(Code that draws figures)
## start
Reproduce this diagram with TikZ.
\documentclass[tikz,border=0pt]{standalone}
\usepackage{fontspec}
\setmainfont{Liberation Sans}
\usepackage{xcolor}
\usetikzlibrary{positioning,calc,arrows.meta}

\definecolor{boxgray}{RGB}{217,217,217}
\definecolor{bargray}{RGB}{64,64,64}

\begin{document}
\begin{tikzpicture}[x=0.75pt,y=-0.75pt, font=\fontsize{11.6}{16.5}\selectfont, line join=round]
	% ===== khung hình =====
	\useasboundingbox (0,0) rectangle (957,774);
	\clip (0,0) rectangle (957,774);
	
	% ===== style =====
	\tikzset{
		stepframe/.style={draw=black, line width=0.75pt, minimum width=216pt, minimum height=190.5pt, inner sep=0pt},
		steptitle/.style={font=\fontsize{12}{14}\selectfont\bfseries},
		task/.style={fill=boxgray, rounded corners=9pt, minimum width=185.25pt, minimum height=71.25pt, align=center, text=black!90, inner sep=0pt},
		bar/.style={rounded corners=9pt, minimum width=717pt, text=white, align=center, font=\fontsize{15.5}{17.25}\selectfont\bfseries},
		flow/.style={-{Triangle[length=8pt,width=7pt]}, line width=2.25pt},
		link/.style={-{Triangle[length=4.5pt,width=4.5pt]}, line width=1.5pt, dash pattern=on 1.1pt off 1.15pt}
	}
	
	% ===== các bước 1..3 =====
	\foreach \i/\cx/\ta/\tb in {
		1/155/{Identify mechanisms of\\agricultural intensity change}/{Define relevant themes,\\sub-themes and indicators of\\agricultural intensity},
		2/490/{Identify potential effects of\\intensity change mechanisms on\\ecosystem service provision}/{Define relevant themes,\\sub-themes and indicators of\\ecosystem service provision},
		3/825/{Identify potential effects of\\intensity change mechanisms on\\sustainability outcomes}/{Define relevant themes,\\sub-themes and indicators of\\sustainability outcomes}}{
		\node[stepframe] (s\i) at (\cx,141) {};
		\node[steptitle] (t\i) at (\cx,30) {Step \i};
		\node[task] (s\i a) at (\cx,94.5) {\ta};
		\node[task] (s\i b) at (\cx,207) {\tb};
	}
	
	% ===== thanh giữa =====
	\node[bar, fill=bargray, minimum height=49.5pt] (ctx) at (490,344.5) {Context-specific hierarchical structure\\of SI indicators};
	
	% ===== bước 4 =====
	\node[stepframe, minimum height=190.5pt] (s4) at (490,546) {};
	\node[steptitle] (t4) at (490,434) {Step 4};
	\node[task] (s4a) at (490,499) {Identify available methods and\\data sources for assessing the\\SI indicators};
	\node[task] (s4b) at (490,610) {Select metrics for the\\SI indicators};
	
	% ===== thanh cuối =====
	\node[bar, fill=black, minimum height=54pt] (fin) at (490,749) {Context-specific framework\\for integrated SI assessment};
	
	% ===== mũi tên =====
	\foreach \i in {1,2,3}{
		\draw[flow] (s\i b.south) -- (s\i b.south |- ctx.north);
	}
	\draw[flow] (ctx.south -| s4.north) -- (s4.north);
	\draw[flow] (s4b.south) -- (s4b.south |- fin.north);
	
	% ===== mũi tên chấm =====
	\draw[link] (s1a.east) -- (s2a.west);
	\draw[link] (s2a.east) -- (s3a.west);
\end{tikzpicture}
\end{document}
## end
## start
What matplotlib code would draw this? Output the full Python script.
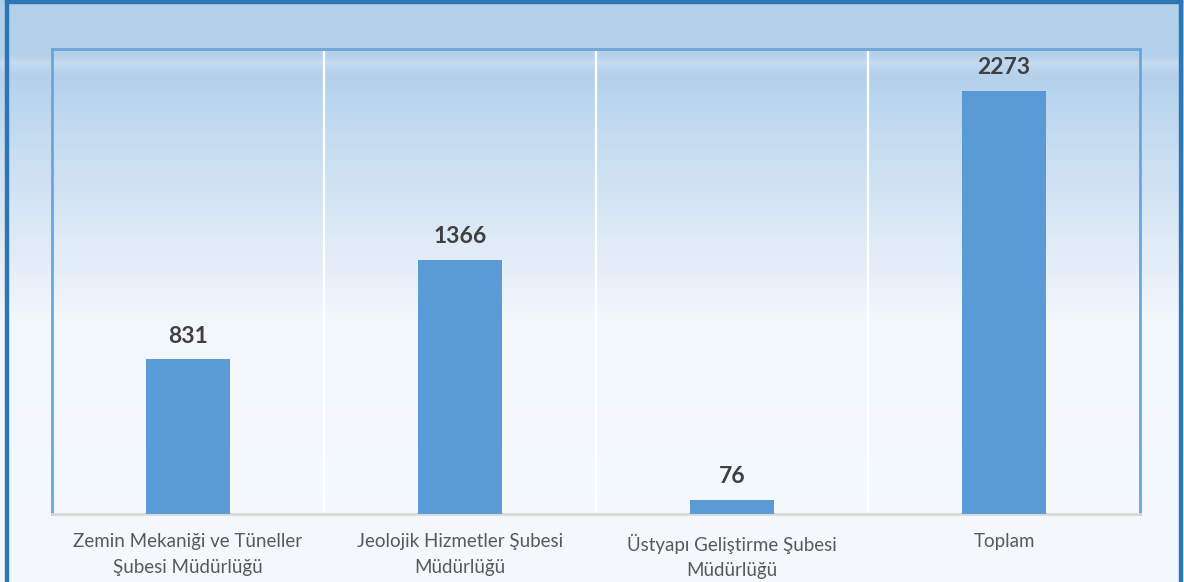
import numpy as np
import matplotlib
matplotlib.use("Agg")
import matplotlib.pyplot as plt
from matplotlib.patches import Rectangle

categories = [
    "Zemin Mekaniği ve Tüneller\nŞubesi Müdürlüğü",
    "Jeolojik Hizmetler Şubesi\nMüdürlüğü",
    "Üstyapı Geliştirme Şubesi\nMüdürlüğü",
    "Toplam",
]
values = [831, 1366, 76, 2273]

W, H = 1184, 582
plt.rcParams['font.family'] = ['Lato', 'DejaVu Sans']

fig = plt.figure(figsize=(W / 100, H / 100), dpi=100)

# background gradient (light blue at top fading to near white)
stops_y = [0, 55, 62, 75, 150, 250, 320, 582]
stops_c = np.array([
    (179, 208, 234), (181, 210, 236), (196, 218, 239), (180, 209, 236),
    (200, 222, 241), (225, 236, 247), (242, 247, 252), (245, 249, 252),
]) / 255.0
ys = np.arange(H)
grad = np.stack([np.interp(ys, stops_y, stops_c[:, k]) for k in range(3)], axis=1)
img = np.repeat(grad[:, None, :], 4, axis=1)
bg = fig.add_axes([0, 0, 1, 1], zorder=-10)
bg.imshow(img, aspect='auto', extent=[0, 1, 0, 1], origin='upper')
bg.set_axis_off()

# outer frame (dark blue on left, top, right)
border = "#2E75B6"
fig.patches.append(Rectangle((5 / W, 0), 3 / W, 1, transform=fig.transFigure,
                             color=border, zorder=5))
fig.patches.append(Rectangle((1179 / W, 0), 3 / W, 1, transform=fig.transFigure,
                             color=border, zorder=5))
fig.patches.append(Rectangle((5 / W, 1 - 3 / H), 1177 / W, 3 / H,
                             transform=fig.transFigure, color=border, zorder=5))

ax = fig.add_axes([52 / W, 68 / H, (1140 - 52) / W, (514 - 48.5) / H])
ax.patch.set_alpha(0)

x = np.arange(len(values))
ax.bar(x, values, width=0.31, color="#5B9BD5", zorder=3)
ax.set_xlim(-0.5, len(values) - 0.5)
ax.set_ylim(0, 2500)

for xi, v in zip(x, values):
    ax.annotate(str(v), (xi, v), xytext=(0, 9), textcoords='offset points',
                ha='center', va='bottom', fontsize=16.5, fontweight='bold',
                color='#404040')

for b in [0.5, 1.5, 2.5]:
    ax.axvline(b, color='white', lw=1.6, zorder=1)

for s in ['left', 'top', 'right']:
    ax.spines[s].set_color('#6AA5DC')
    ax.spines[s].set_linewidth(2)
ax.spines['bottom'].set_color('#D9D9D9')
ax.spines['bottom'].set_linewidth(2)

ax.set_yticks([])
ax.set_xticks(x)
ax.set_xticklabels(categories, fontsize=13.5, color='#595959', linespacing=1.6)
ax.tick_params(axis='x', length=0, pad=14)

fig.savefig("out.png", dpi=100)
## end
WRITTEN PROBLEM:
Look above for the line with "What matplotlib code"; quote it and every line after it, stopping after the line with "fig = plt.figure(figsize=(W", exactly, with nothing added and without pictures.

TASK SOLUTION:
What matplotlib code would draw this? Output the full Python script.
import numpy as np
import matplotlib
matplotlib.use("Agg")
import matplotlib.pyplot as plt
from matplotlib.patches import Rectangle

categories = [
    "Zemin Mekaniği ve Tüneller\nŞubesi Müdürlüğü",
    "Jeolojik Hizmetler Şubesi\nMüdürlüğü",
    "Üstyapı Geliştirme Şubesi\nMüdürlüğü",
    "Toplam",
]
values = [831, 1366, 76, 2273]

W, H = 1184, 582
plt.rcParams['font.family'] = ['Lato', 'DejaVu Sans']

fig = plt.figure(figsize=(W / 100, H / 100), dpi=100)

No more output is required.